Harper is founder and CEO of Generation YES, which teaches and empowers
students to solve technology problems in their schools and communities.
Generation YES (Youth and Educators Succeeding) grew out of a successful pilot
program funded by the US. Department of Education Technology Innovation
Challenge Grant while Harper was with the Olympia (WA) School District.
Generation www.Y was an innovative model of student involvement in school
technology infusion, teacher professional development, and school improvement.
More than 100,000 teachers and students participated in the project, which was
christened Generation YES after the grant ended. Harper served on the ISTE
board of directors from 1997-1999.
Contributing Editor Matt Bolch spoke with Mr. Harper about his contributions to edtech.
MB: Please share the current goals of Generation YES.
Generation YES is based on the premise that students need to take on a major responsibility in reforming schools through the use of modern technologies. As students typically make up 93% of a school's population (the remainder being adults) and have at least 93% of the technology expertise, the goal of Generation YES has always been to tap into this vast pool of knowledge and energy using constructivist methodologies based on proven rigorous research. To reach this goal, Generation YES has developed the GenYES model where a select group of students is prepared to provide quality support to teachers and staff as they learn about and integrate technology into their classrooms. The TechYES model also prepares a select group of students, but the focus is on helping all students become technology literate through the creation of creative curriculum-based projects aligned to the ISTE NETS•S. In short, the programs provide quality technology assistance from K-12 students to both students and adults in a school.
MB: What accomplishment are you most proud of, and why?

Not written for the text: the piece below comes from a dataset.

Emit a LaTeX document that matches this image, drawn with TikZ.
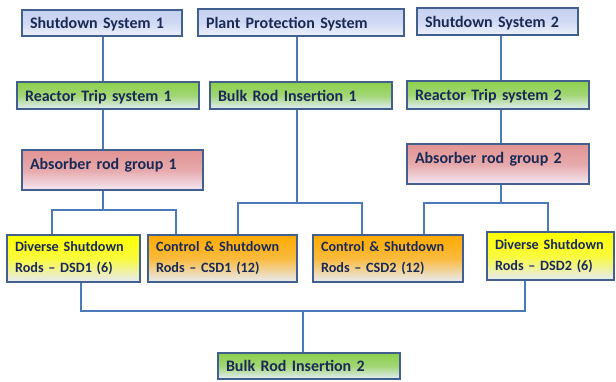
\documentclass[tikz,border=0pt]{standalone}
\usepackage{fontspec}
\setmainfont{Carlito}
\definecolor{bordc}{HTML}{41608F}
\definecolor{linec}{HTML}{4A7AB8}
\definecolor{txtc}{HTML}{1A2A55}
\definecolor{lavtop}{HTML}{C6D1F1}
\definecolor{lavbot}{HTML}{EEF1FB}
\definecolor{grntop}{HTML}{8CCF4A}
\definecolor{grnbot}{HTML}{E4ECF8}
\definecolor{redtop}{HTML}{E29494}
\definecolor{redbot}{HTML}{F4E8F2}
\definecolor{yeltop}{HTML}{FFFF00}
\definecolor{yelbot}{HTML}{E6EAF6}
\definecolor{orgtop}{HTML}{FFAA00}
\definecolor{orgbot}{HTML}{E8ECF6}
\tikzset{
  box/.style n args={2}{draw=bordc, line width=2pt, rectangle, inner xsep=8pt, inner ysep=0pt,
     minimum width=#1, minimum height=#2, text width=#1-16pt, align=left,
     font=\fontsize{16}{21}\selectfont\bfseries, text=txtc},
  low/.style={text height=15pt, text depth=3.5pt},
  high/.style={text height=11.5pt, text depth=12pt},
  twoline/.style={font=\fontsize{14.2}{21}\selectfont\bfseries},
  lav/.style={top color=lavtop, bottom color=lavbot, middle color=lavtop!75!lavbot},
  grn/.style={top color=grntop, bottom color=grnbot, middle color=grntop!75!grnbot},
  red/.style={top color=redtop, bottom color=redbot, middle color=redtop!75!redbot},
  yel/.style={top color=yeltop, bottom color=yelbot, middle color=yeltop!75!yelbot},
  org/.style={top color=orgtop, bottom color=orgbot, middle color=orgtop!75!orgbot},
  conn/.style={draw=linec, line width=2.2pt}
}
\begin{document}
\begin{tikzpicture}[x=1pt,y=-1pt]
\useasboundingbox (0,0) rectangle (616,381);
\node[box={160pt}{26pt}, lav, low] (SS1) at (102,23) {Shutdown System 1};
\node[box={206pt}{27pt}, lav, low] (PPS) at (301,22.5) {Plant Protection System};
\node[box={161pt}{27pt}, lav, low] (SS2) at (497.5,21.5) {Shutdown System 2};
\node[box={182pt}{27pt}, grn, low] (RT1) at (108,95.5) {Reactor Trip system 1};
\node[box={182pt}{27pt}, grn, low] (BRI1) at (301,95.5) {Bulk Rod Insertion 1};
\node[box={182pt}{28pt}, grn, low] (RT2) at (498,95) {Reactor Trip system 2};
\node[box={181pt}{40pt}, red, high] (ARG1) at (112.5,170) {Absorber rod group 1};
\node[box={182pt}{40pt}, red, high] (ARG2) at (498,164) {Absorber rod group 2};
\node[box={133pt}{47pt}, yel, twoline] (DSD1) at (73.5,258.5) {Diverse Shutdown\\Rods -- DSD1 (6)};
\node[box={149pt}{47pt}, org, twoline] (CSD1) at (222.5,258.5) {Control \& Shutdown\\Rods -- CSD1 (12)};
\node[box={150pt}{47pt}, org, twoline] (CSD2) at (388,258.5) {Control \& Shutdown\\Rods -- CSD2 (12)};
\node[box={127pt}{48pt}, yel, twoline] (DSD2) at (550.5,256) {Diverse Shutdown\\Rods -- DSD2 (6)};
\node[box={182pt}{26pt}, grn, low] (BRI2) at (309,366) {Bulk Rod Insertion 2};
% coordinates
\coordinate (bA) at (103,210);
\coordinate (dA1) at (52,210);
\coordinate (dA2) at (176,210);
\coordinate (bP) at (297,203);
\coordinate (dP1) at (238,203);
\coordinate (dP2) at (362,203);
\coordinate (bB) at (501,203);
\coordinate (dB1) at (424,203);
\coordinate (dB2) at (548,203);
\coordinate (bC) at (303,311);
\coordinate (dC1) at (81,311);
\coordinate (dC2) at (525,311);
% connectors
\draw[conn] (SS1.south -| bA) -- (RT1.north -| bA);
\draw[conn] (RT1.south -| bA) -- (ARG1.north -| bA);
\draw[conn] (ARG1.south -| bA) -- (bA);
\draw[conn] (dA1 |- DSD1.north) -- (dA1) -- (dA2) -- (dA2 |- CSD1.north);
\draw[conn] (PPS.south -| bP) -- (BRI1.north -| bP);
\draw[conn] (BRI1.south -| bP) -- (bP);
\draw[conn] (dP1 |- CSD1.north) -- (dP1) -- (dP2) -- (dP2 |- CSD2.north);
\draw[conn] (SS2.south -| bB) -- (RT2.north -| bB);
\draw[conn] (RT2.south -| bB) -- (ARG2.north -| bB);
\draw[conn] (ARG2.south -| bB) -- (bB);
\draw[conn] (dB1 |- CSD2.north) -- (dB1) -- (dB2) -- (dB2 |- DSD2.north);
\draw[conn] (dC1 |- DSD1.south) -- (dC1) -- (dC2) -- (dC2 |- DSD2.south);
\draw[conn] (bC) -- (bC |- BRI2.north);
\end{tikzpicture}
\end{document}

Like any teacher, the best part of the profession is seeing students become empowered. Technology can certainly empower students if they are given the opportunity to use it in meaningful and relevant ways. Every year, I see thousands of projects that students have created using our two Generation YES programs. Many times I hear them share what they have produced to local, national and Internet audiences. It is these times that I am most proud of my accomplishments. Knowing that these students will be able to utilize any new technologies that come along in their lifetime to meet their personal needs as well as make their communities and world a better place is certainly satisfying.
MB: How do you see the role of technology in the educational process changing over the next decade?
How I see this role and what I would like to see the role are, unfortunately, two different questions. Over the past decade we have seen a decline of student doing authentic projects with technology and and an increase of technology doing things to students (testing them, keeping them from using much of the Internet, drilling them, etc.). There is some glimmer of hope that the pendulum may again swing back to kids controlling the technology and using it to construct their own knowledge. Many of the long-time members of the ed tech community found on your list were at the forefront of the constructionist movement started by Seymour Papert. As nations grapple with economic, environmental, educational, health and other problems, those that will be successful in 10 years' time will be to ones who empower their students with the knowledge and abilities to use technology to create the solutions and invent the future.